Aceh: Ancaman kerusakan lingkungan memicu penolakan keras terhadap izin usaha pertambangan (IUP) eksplorasi seluas 2.319 hektare di Kabupaten Aceh Barat Daya (Abdya). Koalisi Masyarakat Kuala Batee menegaskan bahwa aktivitas PT Abdya Mineral Prima mengancam sumber mata air vital dan melanggar peraturan tata ruang, sehingga harus dicabut.
“Lokasi tambang berada di kaki perbukitan yang menjadi sumber air utama bagi tujuh desa. Sungai-sungai di kawasan itu adalah sumber air petani, peternak, dan kebutuhan konsumsi warga,” kata Koordinator Aliansi Masyarakat Kuala Batee, Ibrahim, Sabtu, 18 Oktober 2025.

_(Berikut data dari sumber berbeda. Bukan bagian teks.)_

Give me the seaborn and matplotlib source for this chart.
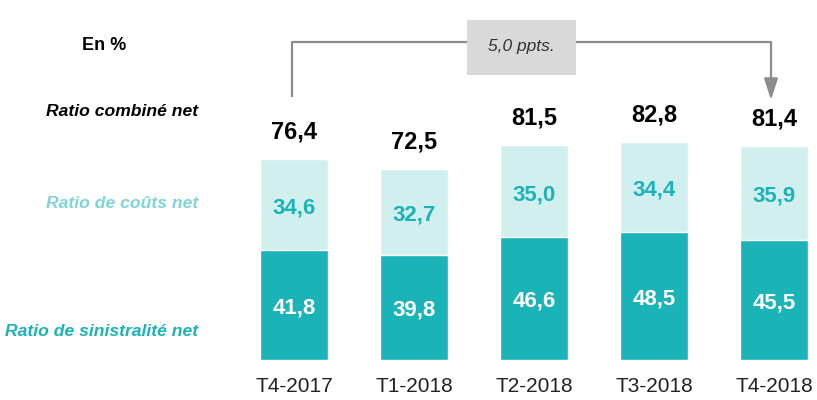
import matplotlib
matplotlib.use("Agg")
import matplotlib.pyplot as plt
import seaborn as sns
import pandas as pd
from matplotlib.patches import Rectangle, FancyArrowPatch

periods = ["T4-2017", "T1-2018", "T2-2018", "T3-2018", "T4-2018"]
sinistralite = [41.8, 39.8, 46.6, 48.5, 45.5]
couts = [34.6, 32.7, 35.0, 34.4, 35.9]
combine = [76.4, 72.5, 81.5, 82.8, 81.4]
variation_label = "5,0 ppts."

DARK = "#1ab3b7"
LIGHT = "#d2eff0"
LIGHT_TXT = "#7fd4d7"
FONT = ["Liberation Sans Narrow", "Liberation Sans", "DejaVu Sans"]

sns.set_theme(style="white")
plt.rcParams["font.family"] = FONT

df = pd.DataFrame({"periode": periods, "sin": sinistralite, "couts": couts,
                   "stack": [a + b for a, b in zip(sinistralite, couts)]})

fig = plt.figure(figsize=(8.17, 4.0), dpi=100)
ax = fig.add_axes([0, 0, 1, 1])
ppu = 2.63  # pixels per unit
sns.barplot(data=df, x="periode", y="stack", color=LIGHT, width=0.567,
            saturation=1, ax=ax)
sns.barplot(data=df, x="periode", y="sin", color=DARK, width=0.567,
            saturation=1, ax=ax)
ax.set_xlim(-294 / 120, (817 - 294) / 120)
ax.set_ylim(-40 / ppu, 360 / ppu)
ax.axis("off")

def py(pix):  # pixel from top -> data y
    return (360 - pix) / ppu

def px(pix):
    return (pix - 294) / 120

for i, (s, c, t) in enumerate(zip(sinistralite, couts, combine)):
    ax.text(i, s / 2 - 1, f"{s:.1f}".replace(".", ","), ha="center", va="center",
            color="white", fontsize=16, fontweight="bold")
    ax.text(i, s + c / 2 - 1.2, f"{c:.1f}".replace(".", ","), ha="center", va="center",
            color=DARK, fontsize=16, fontweight="bold")
    ax.text(i, s + c + 6, f"{t:.1f}".replace(".", ","), ha="center", va="bottom",
            color="black", fontsize=17, fontweight="bold")
    ax.text(i, py(386), periods[i], ha="center", va="center", color="#222222",
            fontsize=15)

ax.text(px(104), py(46), "En %", ha="center", va="center", fontsize=13,
        fontweight="bold", color="black")
ax.text(px(198), py(111), "Ratio combiné net", ha="right", va="center",
        fontsize=12.6, fontweight="bold", style="italic", color="black")
ax.text(px(198), py(203), "Ratio de coûts net", ha="right", va="center",
        fontsize=12.6, fontweight="bold", style="italic", color=LIGHT_TXT)
ax.text(px(198), py(331), "Ratio de sinistralité net", ha="right", va="center",
        fontsize=12.6, fontweight="bold", style="italic", color=DARK)

# bracket
gray = "#8c8c8c"
ax.plot([px(292), px(292), px(467)], [py(97), py(42), py(42)], color=gray, lw=1.6,
        solid_capstyle="butt")
ax.plot([px(576), px(771), px(771)], [py(42), py(42), py(82)], color=gray, lw=1.6,
        solid_capstyle="butt")
ax.add_patch(FancyArrowPatch((px(771), py(78)), (px(771), py(100)),
                             arrowstyle="-|>,head_length=13,head_width=4.2",
                             color=gray, lw=1.6, shrinkA=0, shrinkB=0))
ax.add_patch(Rectangle((px(467), py(75)), px(576) - px(467), py(20) - py(75),
                       facecolor="#d9d9d9", edgecolor="none"))
ax.text(px(521), py(46), variation_label, ha="center", va="center", fontsize=12.5,
        style="italic", color="#333333")

fig.savefig("out.png", dpi=100)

Pihaknya menilai penerbitan izin usaha pertambangan (IUP) eksplorasi seluas 2.319 hektare yang diterbitkan untuk PT Abdya Mineral Prima di Kabupaten Aceh Barat Daya (Abdya) tidak sesuai dengan Qanun Kabupaten Aceh Barat Daya Nomor 17 Tahun 2013 tentang Rencana Tata Ruang Wilayah (RTRW) 2013–2033, yang secara tegas melarang kegiatan tambang di kawasan perbukitan dengan sumber mata air dan permukiman.
Ia juga menyoroti adanya dugaan permainan dalam proses rekomendasi teknis di Badan Pertanahan Nasional (BPN) dan Dinas ESDM Aceh, yang diduga tidak teliti dalam menelaah rekomendasi bupati. Akibatnya, izin dikeluarkan meski dokumen pendukung tidak sesuai dengan data awal.
“Perusahaan bahkan diduga memanipulasi data perizinan, termasuk luas wilayah dan daftar gampong dalam IUP. Ini harus diusut tuntas,” tegasnya.
Ibrahim menambahkan, perjuangan masyarakat Kuala Batee bukan semata penolakan terhadap perusahaan, tetapi bentuk tanggung jawab menjaga lingkungan dan keselamatan warga.
“Kami akan terus melawan sampai PT Abdya Mineral Prima angkat kaki dari Kuala Batee,” pungkasnya.